CONCERNING DIPPEL. A certain one was for some time at my left side, who attempted wicked things; I did not know who he was, because he acted with much subtlety, so that I was scarcely aware of his influence, but yet it was given me to perceive it. He was also, as it were, within me on the left side, and I called him a most vile devil. He then receded to a station in front a little higher up, and spoke, but he induced a common [or general] sphere of ideas, which cannot be described. It was however such that there was no idea of particulars, and yet he spoke as if from particulars, for all discourse is of particulars. A similar sphere I do not recollect of having perceived before, that is, of one's speaking in such a general kind of sphere. His sphere therefore was the sphere of his nature, the nature of one who was bound to no principles, but was in general opposed to all, whoever they might be, of whatever principle or whatever faith. He therefore arrayed himself against all, and could ingeniously refute and vilify them, while he himself knew nothing of truth and good. I afterwards wondered that such a genius [or character] should exist - one that could refute others with so much dexterity, and sting them so keenly, when yet it was not from the knowledge of truth.


He afterwards approached nearer, and appeared at first black in the face. At length advancing still nearer, and being in a certain light, he took an earthen flask, of a grayish white appearance, and came up to me with the flask in his hand, that he might offer it to me to drink from, at the same time insinuating that it [contained] excellent wine, so that I begun to be almost persuaded to comply, for I knew not who he was; but I was presently informed that it was Dippel, and that he displayed this flask of wine because he formerly practiced the same stratagem, when in consequence of his becoming angry with anyone for contradicting him, he would give him wine containing some poisonous mixture, that he might destroy his understanding, and cause him to know no more what he said than if he had been an infant. He was moreover of such a character in respect to those whom he deceived, from whom he took away, as it were, all understanding of truth and good; and even those who adhered to him [seemed to know nothing] except his own opinion. I had myself been among those who adhered to him, and had heard the various things collected from his writings, but could not retain in memory the least item, nor know what I thought, nor even help thinking things absurd. Such was his contrariety even to those who adhered to him, as to take away all their intelligence of truth and good, and leaving them in a kind of delirium, not knowing what they were about: yet still they adhered to him. Whether therefore he gave such a poisonous draught to anyone, or whether by the flask and the wine was signified such a quality in himself which he imparted to others who adhered to him, I know not; it might be both.

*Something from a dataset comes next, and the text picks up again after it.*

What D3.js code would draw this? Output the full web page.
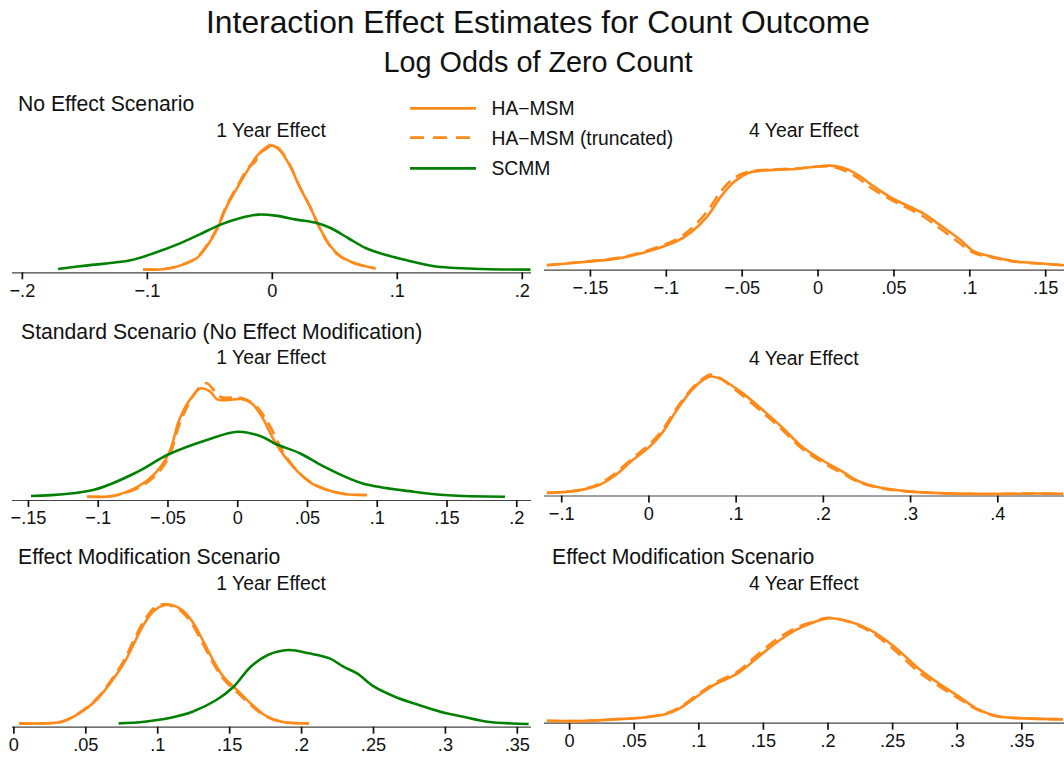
<!DOCTYPE html>
<html><head><meta charset="utf-8">
<script src="https://cdn.jsdelivr.net/npm/d3@7"></script>
<style>
body{margin:0;background:#fff}
svg{display:block}
text{font-family:"Liberation Sans",Arial,Helvetica,sans-serif;fill:#111}
</style>
</head><body>
<svg id="chart" width="1064" height="757"></svg>
<script>
// ---------------- DATA ----------------
const chartTitle = "Interaction Effect Estimates for Count Outcome";
const chartSubtitle = "Log Odds of Zero Count";
const seriesNames = ["HA\u2212MSM", "HA\u2212MSM (truncated)", "SCMM"];
const scenarioTitles = ["No Effect Scenario", "Standard Scenario (No Effect Modification)", "Effect Modification Scenario"];
const effectTitles = ["1 Year Effect", "4 Year Effect"];

// tick values per panel
const ticksNoEff1 = [-0.2, -0.1, 0, 0.1, 0.2];
const ticksNoEff4 = [-0.15, -0.1, -0.05, 0, 0.05, 0.1, 0.15];
const ticksStd1 = [-0.15, -0.1, -0.05, 0, 0.05, 0.1, 0.15, 0.2];
const ticksStd4 = [-0.1, 0, 0.1, 0.2, 0.3, 0.4];
const ticksMod1 = [0, 0.05, 0.1, 0.15, 0.2, 0.25, 0.3, 0.35];
const ticksMod4 = [0, 0.05, 0.1, 0.15, 0.2, 0.25, 0.3, 0.35];

// kernel density estimates: [estimate, density]
const noEff1_msm = [[-0.103,0.27],[-0.085,0.33],[-0.071,0.77],[-0.060,1.43],[-0.052,2.6],[-0.044,4.27],[-0.036,6.6],[-0.027,8.6],[-0.019,10.27],[-0.011,11.77],[-0.0054,12.27],[0.0,12.67],[0.0058,12.27],[0.014,10.77],[0.022,8.6],[0.031,6.43],[0.039,4.27],[0.047,2.6],[0.055,1.6],[0.066,0.93],[0.083,0.37]];
const noEff1_trunc = [[-0.103,0.27],[-0.085,0.35],[-0.071,0.8],[-0.060,1.5],[-0.052,2.7],[-0.044,4.4],[-0.036,6.75],[-0.027,8.75],[-0.019,10.45],[-0.013,11.1],[-0.011,11.8],[-0.0054,12.4],[0.0,12.8],[0.0058,12.35],[0.014,10.85],[0.022,8.65],[0.031,6.45],[0.039,4.25],[0.047,2.55],[0.055,1.55],[0.066,0.9],[0.083,0.37]];
const noEff1_scmm = [[-0.171,0.33],[-0.149,0.67],[-0.113,1.2],[-0.094,1.93],[-0.074,2.87],[-0.058,3.77],[-0.041,4.77],[-0.025,5.43],[-0.011,5.77],[0.003,5.67],[0.0195,5.27],[0.036,4.93],[0.047,4.43],[0.061,3.43],[0.075,2.43],[0.086,1.93],[0.108,1.2],[0.130,0.6],[0.169,0.33],[0.207,0.27]];

const noEff4_msm = [[-0.1784,0.27],[-0.1559,0.46],[-0.1334,0.67],[-0.1154,1.04],[-0.0929,1.77],[-0.0839,2.29],[-0.0726,3.33],[-0.0636,4.58],[-0.0546,5.52],[-0.0457,6.04],[-0.0367,6.19],[-0.0142,6.29],[0.0083,6.5],[0.0173,6.35],[0.0263,5.94],[0.0353,5.31],[0.0488,4.48],[0.0578,4.06],[0.0691,3.54],[0.0803,2.81],[0.0938,1.88],[0.1028,1.15],[0.1141,0.83],[0.1298,0.52],[0.1478,0.38],[0.1624,0.27]];
const noEff4_trunc = [[-0.1784,0.28],[-0.1559,0.48],[-0.1334,0.7],[-0.1154,1.1],[-0.0929,1.9],[-0.0839,2.5],[-0.0726,3.65],[-0.0636,4.9],[-0.0546,5.75],[-0.0457,6.12],[-0.0367,6.22],[-0.0142,6.32],[0.0083,6.45],[0.0173,6.2],[0.0263,5.75],[0.0353,5.1],[0.0488,4.35],[0.0578,3.92],[0.0691,3.35],[0.0803,2.6],[0.0938,1.65],[0.1028,1.05],[0.1141,0.78],[0.1298,0.5],[0.1478,0.37],[0.1624,0.27]];

const std1_msm = [[-0.1077,0.33],[-0.0885,0.43],[-0.0712,1.33],[-0.0589,2.67],[-0.049,4.67],[-0.0416,8.0],[-0.0341,10.0],[-0.026,11.17],[-0.0194,10.83],[-0.0144,10.07],[-0.007,10.0],[0.0029,10.1],[0.0103,9.67],[0.0177,8.33],[0.0276,5.67],[0.04,3.33],[0.0523,1.77],[0.0646,1.0],[0.077,0.6],[0.093,0.5]];
const std1_trunc = [[-0.1077,0.33],[-0.0885,0.43],[-0.0712,1.2],[-0.0589,2.4],[-0.049,4.3],[-0.0416,7.5],[-0.0341,9.8],[-0.0268,11.3],[-0.0218,11.67],[-0.0169,11.0],[-0.0119,10.3],[0.0029,10.2],[0.0128,9.5],[0.0226,7.6],[0.0325,4.9],[0.0424,3.0],[0.0523,1.8],[0.0646,1.0],[0.077,0.6],[0.093,0.5]];
const std1_scmm = [[-0.1478,0.4],[-0.1033,1.0],[-0.0712,2.83],[-0.0502,4.5],[-0.0218,6.0],[0.0004,6.83],[0.0177,6.33],[0.0276,5.6],[0.0449,4.67],[0.0622,3.33],[0.0894,1.67],[0.1264,0.83],[0.1511,0.47],[0.1919,0.33]];

const std4_msm = [[-0.1164,0.13],[-0.0851,0.22],[-0.0578,0.5],[-0.0383,1.0],[-0.0187,1.75],[0.0008,2.42],[0.0164,3.17],[0.0321,4.25],[0.0477,5.17],[0.0594,5.67],[0.0711,5.95],[0.0828,5.83],[0.1063,5.17],[0.1297,4.33],[0.1531,3.42],[0.1766,2.42],[0.2,1.75],[0.2235,1.17],[0.239,0.75],[0.2625,0.42],[0.2938,0.22],[0.3328,0.12],[0.372,0.08],[0.411,0.08],[0.442,0.1],[0.4755,0.08]];
const std4_trunc = [[-0.1164,0.13],[-0.0851,0.23],[-0.0578,0.55],[-0.0383,1.1],[-0.0187,1.85],[0.0008,2.55],[0.0164,3.3],[0.0321,4.35],[0.0477,5.25],[0.0594,5.75],[0.0711,6.05],[0.0828,5.85],[0.1063,5.05],[0.1297,4.2],[0.1531,3.3],[0.1766,2.32],[0.2,1.65],[0.2235,1.08],[0.239,0.7],[0.2625,0.4],[0.2938,0.22],[0.3328,0.12],[0.372,0.08],[0.411,0.08],[0.442,0.1],[0.4755,0.08]];

const mod1_msm = [[0.004,0.44],[0.0195,0.44],[0.0339,0.67],[0.0458,1.78],[0.0577,3.56],[0.0672,5.78],[0.0768,8.44],[0.0839,11.1],[0.0911,13.78],[0.0983,15.56],[0.1054,16.22],[0.1102,16.22],[0.1173,15.56],[0.1245,14.0],[0.1316,11.56],[0.1388,8.89],[0.1459,6.67],[0.1555,4.89],[0.165,3.11],[0.1746,1.56],[0.1865,0.67],[0.2055,0.44]];
const mod1_trunc = [[0.004,0.44],[0.0195,0.44],[0.0339,0.7],[0.0458,1.85],[0.0577,3.7],[0.0672,6.0],[0.0768,8.8],[0.0839,11.6],[0.0911,14.2],[0.0983,15.9],[0.1054,16.35],[0.1102,16.1],[0.1173,15.3],[0.1245,13.6],[0.1316,11.1],[0.1388,8.5],[0.1459,6.4],[0.1555,4.6],[0.165,2.9],[0.1746,1.45],[0.1865,0.64],[0.2055,0.44]];
const mod1_scmm = [[0.0732,0.44],[0.0911,0.67],[0.1102,1.24],[0.1245,2.0],[0.1411,3.56],[0.1531,5.33],[0.165,8.0],[0.1769,9.56],[0.1913,10.22],[0.2055,9.78],[0.2199,9.11],[0.2294,8.0],[0.2389,7.11],[0.2508,5.33],[0.2652,4.0],[0.2819,2.89],[0.301,1.78],[0.3129,1.33],[0.3296,0.67],[0.3582,0.36]];

const mod4_msm = [[-0.0172,0.125],[0.0092,0.1],[0.0355,0.21],[0.0567,0.31],[0.0751,0.54],[0.0857,0.9],[0.0988,1.63],[0.112,2.35],[0.1305,3.08],[0.1437,3.92],[0.1595,4.96],[0.1753,5.79],[0.1885,6.25],[0.2003,6.52],[0.2175,6.31],[0.2333,5.79],[0.2517,4.75],[0.2702,3.4],[0.286,2.46],[0.3018,1.63],[0.315,0.9],[0.3308,0.42],[0.352,0.27],[0.3822,0.21]];
const mod4_trunc = [[-0.0172,0.125],[0.0092,0.1],[0.0355,0.22],[0.0567,0.33],[0.0751,0.58],[0.0857,0.97],[0.0988,1.72],[0.112,2.45],[0.1305,3.2],[0.1437,4.1],[0.1595,5.15],[0.1753,5.92],[0.1885,6.3],[0.2003,6.55],[0.2175,6.28],[0.2333,5.68],[0.2517,4.55],[0.2702,3.2],[0.286,2.3],[0.3018,1.5],[0.315,0.85],[0.3308,0.4],[0.352,0.27],[0.3822,0.21]];

// ---------------- LAYOUT / STYLE ----------------
const W = 1064, H = 757;
const colOrange = "#ff8a1a", colGreen = "#008000";
const lineW = 2.6;
const plotH = 132;

const panels = [
  {row:0,col:0, scen:scenarioTitles[0], eff:effectTitles[0], dom:[-0.2083,0.207], ticks:ticksNoEff1, yMax:13.2, axisY:272.3, scenY:110.5, effY:136.5,
   series:[noEff1_msm, noEff1_trunc, noEff1_scmm]},
  {row:0,col:1, scen:null, eff:effectTitles[1], dom:[-0.1806,0.1624], ticks:ticksNoEff4, yMax:8.25, axisY:269.6, effY:137,
   series:[noEff4_msm, noEff4_trunc, null]},
  {row:1,col:0, scen:scenarioTitles[1], eff:effectTitles[0], dom:[-0.1618,0.2102], ticks:ticksStd1, yMax:13.2, axisY:500, scenY:339, effY:363.5, scenX:21,
   series:[std1_msm, std1_trunc, std1_scmm]},
  {row:1,col:1, scen:null, eff:effectTitles[1], dom:[-0.1203,0.4765], ticks:ticksStd4, yMax:6.6, axisY:495.5, effY:365,
   series:[std4_msm, std4_trunc, null]},
  {row:2,col:0, scen:scenarioTitles[2], eff:effectTitles[0], dom:[-0.0013,0.3595], ticks:ticksMod1, yMax:17.6, axisY:726.7, scenY:564, effY:590,
   series:[mod1_msm, mod1_trunc, mod1_scmm]},
  {row:2,col:1, scen:scenarioTitles[2], eff:effectTitles[1], dom:[-0.0198,0.383], ticks:ticksMod4, yMax:8.25, axisY:722.7, scenY:564, effY:590,
   series:[mod4_msm, mod4_trunc, null]}
];
const colX = [[11.5,530.5],[543.5,1064]];

const fmtTick = v => {
  if (v === 0) return "0";
  let s = String(+v.toFixed(3));
  s = s.replace("0.", ".").replace("-", "\u2212");
  return s;
};

const svg = d3.select("#chart");
svg.append("rect").attr("width",W).attr("height",H).attr("fill","#fff");

svg.append("text").attr("x",538).attr("y",32.5).attr("text-anchor","middle")
  .attr("font-size",31.8).text(chartTitle);
svg.append("text").attr("x",538).attr("y",72).attr("text-anchor","middle")
  .attr("font-size",28.8).text(chartSubtitle);

const styles = [
  {stroke:colOrange, dash:null},
  {stroke:colOrange, dash:"13,7"},
  {stroke:colGreen, dash:null}
];

panels.forEach(p => {
  const [x0,x1] = colX[p.col];
  const x = d3.scaleLinear().domain(p.dom).range([x0,x1]);
  const y = d3.scaleLinear().domain([0,p.yMax]).range([p.axisY, p.axisY - plotH]);
  const g = svg.append("g");

  const axis = d3.axisBottom(x).tickValues(p.ticks).tickFormat(fmtTick)
    .tickSize(7).tickSizeOuter(0).tickPadding(4.5);
  const ag = g.append("g").attr("transform",`translate(0,${p.axisY})`).call(axis);
  ag.select(".domain").attr("stroke","#444").attr("stroke-width",1.2);
  ag.selectAll(".tick line").attr("stroke","#111").attr("stroke-width",1.7);
  ag.selectAll(".tick text").attr("font-size",18.2)
    .attr("font-family",'"Liberation Sans",Arial,sans-serif').attr("fill","#111");

  const line = d3.line().x(d=>x(d[0])).y(d=>y(d[1])).curve(d3.curveCatmullRom.alpha(0.5));
  p.series.forEach((s,i) => {
    if (!s) return;
    g.append("path").datum(s).attr("d",line)
      .attr("fill","none").attr("stroke",styles[i].stroke)
      .attr("stroke-width",lineW).attr("stroke-linejoin","round")
      .attr("stroke-dasharray",styles[i].dash);
  });

  if (p.scen) {
    g.append("text").attr("x", p.scenX || (p.col===0 ? 18 : 552)).attr("y",p.scenY)
      .attr("font-size",21.2).text(p.scen);
  }
  g.append("text").attr("x",(x0+x1)/2).attr("y",p.effY).attr("text-anchor","middle")
    .attr("font-size",19.4).text(p.eff);
});

// legend
const legY = [108.3, 137.7, 168.3];
const leg = svg.append("g");
seriesNames.forEach((n,i) => {
  leg.append("line").attr("x1",410).attr("x2",476).attr("y1",legY[i]).attr("y2",legY[i])
    .attr("stroke",styles[i].stroke).attr("stroke-width",lineW+0.2)
    .attr("stroke-dasharray",styles[i].dash ? "14,9" : null);
  leg.append("text").attr("x",491.5).attr("y",legY[i]+7).attr("font-size",19.3).text(n);
});
</script>
</body></html>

His quality was represented to me by a great hurdle [or crate] of teeth of a yellowish hue, like teeth indeed, but so large as to be monstrous, so that the entire face was apparently nothing but teeth.


CONCERNING [CERTAIN] EXCELLENT SPIRITS OF ANOTHER EARTH, SIMILAR TO THE PRIMITIVE OR MORAVIAN CHURCH. A company of spirits came to within a short distance of my left temple, and breathed upon me with a certain kind of speech, which, however, I did not understand. But thinking it might be within the sphere of my thoughts, I felt it as something softer than I recollect ever to have experienced before, blowing like a very gentle aura first upon my left temple and left ear upwards, extending to the left eye and slightly towards the right, then to the lips, especially from the left eye, and when it reached the lips it entered by the mouth, and thus as I supposed, through the Eustachian tube into the thought. There was then given a communication of thoughts, so that I perceived theirs, and they mine. They then stated, in cogitative speech, by what manner the utterance was effected, viz. by moving the lips, which were similarly moved with me, as also the tongue for a short time, which was a common act [to them all], for there ought to be a common where there are particulars. Moreover their thoughts were communicated by [the fibers of] the lips, and it was said in thought that they thus perspicuously conveyed their ideas to others. I was able thence to conclude that they were from some other earth, from their speaking [by the simple motion of the lips], but from what one in particular I was left in ignorance. From their confession of faith I was prompted to think them from the earth Jupiter; for in every earth there are various knowledges of faith, as there are also in our own, and our Most Ancient Church was extremely similar to that [to which these spirits belonged]. Their speech was moreover marked by another common peculiarity, viz. that it was effected somehow by the lower jaw, which with me, as well as with themselves, they made to protrude beyond the upper lips: 3488-1 quae maxilla simul movebatur a gingivis, quam motionem habebant, a mea maxilla cum gingivis, et labiis. 3488-2


They confessed that they acknowledged the only Lord, which led me to conclude that they were from the earth Jupiter, as also that the proprium with them was only polluted. Concerning these things, and also perhaps a third topic, I conversed with them, but the third I do not recollect, though I inferred that they were in the true faith. They then said that I was impure, for they declared of what character I had formerly been, which they perceived immediately from my sphere; wherefore I said to them that it was as they had confessed (:which was the third topic just mentioned as forgotten:) viz. that all good is of the Lord, and that in themselves there was nothing but evil, therefore all their good was from the Lord, and they themselves, considered in themselves, were devils and infernals; consequently the Lord alone had delivered and saved them from hell, as he had us. In farther conversing, they asked me why I spoke with devils? I replied that it was permitted me, and that too with the very worst of the devils, from whose inflatus alone man, as to all that is his own, is liable to be spiritually destroyed. I informed them also that the devils of this character were once men, and some of them, whom I had known in the life of the body, were men of eminence, and of whom I had never supposed any such thing as that they were devils, or would become devils, but that they would rather become better; 3489-1 for it would be unreasonable to suppose that the Lord would permit anyone to be punished in hell, much less to eternity, for [the sins of] a short life, especially as each one considered his principles to be true, and was thus fixed in his persuasion. It is not to be thought therefore that the Lord would suffer anyone to be punished, much less without intermission forever, except with a view to reformation, as whatever is from the Lord is good, and for a good end, but eternal punishment could have no [such] end. This was the reason that I answered them so harshly, and called them, as to their proprium, infernals and devils.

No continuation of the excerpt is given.